→ Problem
Emit an exact copy of the lines running from the start of the records to the line containing "(0,0) rectangle (1921,-1253);", both included.

→ Task inputs
(begin)
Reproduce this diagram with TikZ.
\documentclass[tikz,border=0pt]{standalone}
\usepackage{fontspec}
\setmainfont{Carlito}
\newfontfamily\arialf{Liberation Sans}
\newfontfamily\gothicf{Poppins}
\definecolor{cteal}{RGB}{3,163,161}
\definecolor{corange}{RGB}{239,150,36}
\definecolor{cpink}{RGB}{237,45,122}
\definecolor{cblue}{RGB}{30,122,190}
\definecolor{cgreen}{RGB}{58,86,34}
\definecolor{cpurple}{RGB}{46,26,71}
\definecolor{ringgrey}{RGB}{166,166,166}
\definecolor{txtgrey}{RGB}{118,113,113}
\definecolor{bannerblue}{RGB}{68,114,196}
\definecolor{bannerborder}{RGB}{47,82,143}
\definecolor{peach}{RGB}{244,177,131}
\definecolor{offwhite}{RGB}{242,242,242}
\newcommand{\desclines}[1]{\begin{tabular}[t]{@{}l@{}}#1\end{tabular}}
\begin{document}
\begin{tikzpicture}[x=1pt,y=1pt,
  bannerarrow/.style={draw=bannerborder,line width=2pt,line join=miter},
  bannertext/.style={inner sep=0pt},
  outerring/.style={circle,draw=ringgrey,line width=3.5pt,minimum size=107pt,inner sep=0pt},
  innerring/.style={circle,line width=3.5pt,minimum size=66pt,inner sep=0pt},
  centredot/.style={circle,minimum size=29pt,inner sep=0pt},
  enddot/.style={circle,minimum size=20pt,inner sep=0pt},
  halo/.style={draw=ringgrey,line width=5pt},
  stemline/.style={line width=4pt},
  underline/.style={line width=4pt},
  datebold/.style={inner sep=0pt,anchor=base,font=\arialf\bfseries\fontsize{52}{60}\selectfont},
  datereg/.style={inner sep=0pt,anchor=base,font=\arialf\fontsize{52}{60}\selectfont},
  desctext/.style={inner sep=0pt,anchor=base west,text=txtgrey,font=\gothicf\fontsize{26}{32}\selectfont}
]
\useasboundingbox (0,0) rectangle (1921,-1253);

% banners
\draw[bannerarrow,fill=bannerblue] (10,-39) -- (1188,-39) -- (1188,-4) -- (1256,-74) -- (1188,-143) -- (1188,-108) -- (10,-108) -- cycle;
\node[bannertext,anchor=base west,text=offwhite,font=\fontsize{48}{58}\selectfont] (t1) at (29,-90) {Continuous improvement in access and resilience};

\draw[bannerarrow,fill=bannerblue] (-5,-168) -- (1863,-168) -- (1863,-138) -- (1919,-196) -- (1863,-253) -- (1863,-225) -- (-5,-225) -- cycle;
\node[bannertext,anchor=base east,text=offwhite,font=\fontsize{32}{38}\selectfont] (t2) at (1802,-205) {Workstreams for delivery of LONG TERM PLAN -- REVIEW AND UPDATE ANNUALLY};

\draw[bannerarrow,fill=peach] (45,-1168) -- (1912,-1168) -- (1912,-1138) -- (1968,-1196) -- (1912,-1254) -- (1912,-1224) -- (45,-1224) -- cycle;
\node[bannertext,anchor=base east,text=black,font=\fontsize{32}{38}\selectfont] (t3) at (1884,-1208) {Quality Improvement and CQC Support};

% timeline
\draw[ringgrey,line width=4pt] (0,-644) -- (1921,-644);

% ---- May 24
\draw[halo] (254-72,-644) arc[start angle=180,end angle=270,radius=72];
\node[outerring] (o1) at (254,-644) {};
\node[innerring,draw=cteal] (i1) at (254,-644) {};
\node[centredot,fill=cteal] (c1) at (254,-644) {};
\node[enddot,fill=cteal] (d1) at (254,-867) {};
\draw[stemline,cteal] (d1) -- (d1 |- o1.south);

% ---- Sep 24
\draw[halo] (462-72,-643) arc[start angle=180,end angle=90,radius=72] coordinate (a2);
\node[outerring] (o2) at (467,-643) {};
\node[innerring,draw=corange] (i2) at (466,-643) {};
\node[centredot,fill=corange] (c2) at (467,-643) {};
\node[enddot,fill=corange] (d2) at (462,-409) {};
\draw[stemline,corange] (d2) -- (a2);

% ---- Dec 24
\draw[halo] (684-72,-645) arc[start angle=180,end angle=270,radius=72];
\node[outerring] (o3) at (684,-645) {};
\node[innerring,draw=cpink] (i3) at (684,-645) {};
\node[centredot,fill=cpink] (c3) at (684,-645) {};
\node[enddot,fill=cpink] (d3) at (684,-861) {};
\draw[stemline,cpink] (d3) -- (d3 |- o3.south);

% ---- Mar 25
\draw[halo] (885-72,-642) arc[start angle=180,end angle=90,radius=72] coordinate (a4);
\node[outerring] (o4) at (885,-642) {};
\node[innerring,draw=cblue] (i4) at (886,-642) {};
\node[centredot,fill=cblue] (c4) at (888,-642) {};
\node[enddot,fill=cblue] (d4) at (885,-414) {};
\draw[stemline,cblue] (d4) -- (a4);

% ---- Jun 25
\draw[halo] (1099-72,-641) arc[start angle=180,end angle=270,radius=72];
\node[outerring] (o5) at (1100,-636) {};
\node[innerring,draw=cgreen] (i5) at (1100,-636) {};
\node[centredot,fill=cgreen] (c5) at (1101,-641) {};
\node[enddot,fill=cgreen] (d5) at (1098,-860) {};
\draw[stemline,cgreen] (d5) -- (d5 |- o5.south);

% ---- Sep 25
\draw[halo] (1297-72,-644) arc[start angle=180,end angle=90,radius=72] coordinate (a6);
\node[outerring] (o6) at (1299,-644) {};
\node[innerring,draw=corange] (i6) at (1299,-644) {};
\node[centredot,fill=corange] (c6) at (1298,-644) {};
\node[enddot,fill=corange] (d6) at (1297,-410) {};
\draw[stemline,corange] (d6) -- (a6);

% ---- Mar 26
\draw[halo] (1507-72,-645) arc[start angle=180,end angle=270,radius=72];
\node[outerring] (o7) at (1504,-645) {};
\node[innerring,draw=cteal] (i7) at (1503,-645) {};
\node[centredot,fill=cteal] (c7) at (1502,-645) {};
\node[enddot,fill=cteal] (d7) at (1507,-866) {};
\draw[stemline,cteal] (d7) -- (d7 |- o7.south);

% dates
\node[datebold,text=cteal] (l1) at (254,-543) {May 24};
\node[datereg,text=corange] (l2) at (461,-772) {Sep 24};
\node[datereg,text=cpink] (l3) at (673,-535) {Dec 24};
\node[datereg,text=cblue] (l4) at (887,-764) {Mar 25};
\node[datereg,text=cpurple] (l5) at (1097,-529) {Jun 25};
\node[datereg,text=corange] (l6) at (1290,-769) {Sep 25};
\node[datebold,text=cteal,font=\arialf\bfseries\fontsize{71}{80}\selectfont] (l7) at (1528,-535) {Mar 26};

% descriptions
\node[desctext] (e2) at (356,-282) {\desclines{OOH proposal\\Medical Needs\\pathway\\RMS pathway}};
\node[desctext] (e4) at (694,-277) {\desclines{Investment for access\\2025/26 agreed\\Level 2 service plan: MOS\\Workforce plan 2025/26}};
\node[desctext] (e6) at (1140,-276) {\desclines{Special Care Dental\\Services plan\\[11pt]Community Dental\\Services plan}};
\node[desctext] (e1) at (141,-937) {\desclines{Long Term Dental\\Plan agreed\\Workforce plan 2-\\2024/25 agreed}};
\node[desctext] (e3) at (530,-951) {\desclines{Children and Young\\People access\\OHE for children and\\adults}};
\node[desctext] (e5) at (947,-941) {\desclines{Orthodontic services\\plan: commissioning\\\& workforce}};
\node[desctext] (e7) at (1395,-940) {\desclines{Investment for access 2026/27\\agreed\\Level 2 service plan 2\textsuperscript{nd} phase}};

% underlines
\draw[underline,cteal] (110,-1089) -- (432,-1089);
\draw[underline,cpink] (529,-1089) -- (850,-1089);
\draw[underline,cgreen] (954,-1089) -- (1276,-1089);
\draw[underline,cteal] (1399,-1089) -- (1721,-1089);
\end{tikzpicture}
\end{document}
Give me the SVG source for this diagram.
(end)
→ Task output
Reproduce this diagram with TikZ.
\documentclass[tikz,border=0pt]{standalone}
\usepackage{fontspec}
\setmainfont{Carlito}
\newfontfamily\arialf{Liberation Sans}
\newfontfamily\gothicf{Poppins}
\definecolor{cteal}{RGB}{3,163,161}
\definecolor{corange}{RGB}{239,150,36}
\definecolor{cpink}{RGB}{237,45,122}
\definecolor{cblue}{RGB}{30,122,190}
\definecolor{cgreen}{RGB}{58,86,34}
\definecolor{cpurple}{RGB}{46,26,71}
\definecolor{ringgrey}{RGB}{166,166,166}
\definecolor{txtgrey}{RGB}{118,113,113}
\definecolor{bannerblue}{RGB}{68,114,196}
\definecolor{bannerborder}{RGB}{47,82,143}
\definecolor{peach}{RGB}{244,177,131}
\definecolor{offwhite}{RGB}{242,242,242}
\newcommand{\desclines}[1]{\begin{tabular}[t]{@{}l@{}}#1\end{tabular}}
\begin{document}
\begin{tikzpicture}[x=1pt,y=1pt,
  bannerarrow/.style={draw=bannerborder,line width=2pt,line join=miter},
  bannertext/.style={inner sep=0pt},
  outerring/.style={circle,draw=ringgrey,line width=3.5pt,minimum size=107pt,inner sep=0pt},
  innerring/.style={circle,line width=3.5pt,minimum size=66pt,inner sep=0pt},
  centredot/.style={circle,minimum size=29pt,inner sep=0pt},
  enddot/.style={circle,minimum size=20pt,inner sep=0pt},
  halo/.style={draw=ringgrey,line width=5pt},
  stemline/.style={line width=4pt},
  underline/.style={line width=4pt},
  datebold/.style={inner sep=0pt,anchor=base,font=\arialf\bfseries\fontsize{52}{60}\selectfont},
  datereg/.style={inner sep=0pt,anchor=base,font=\arialf\fontsize{52}{60}\selectfont},
  desctext/.style={inner sep=0pt,anchor=base west,text=txtgrey,font=\gothicf\fontsize{26}{32}\selectfont}
]
\useasboundingbox (0,0) rectangle (1921,-1253);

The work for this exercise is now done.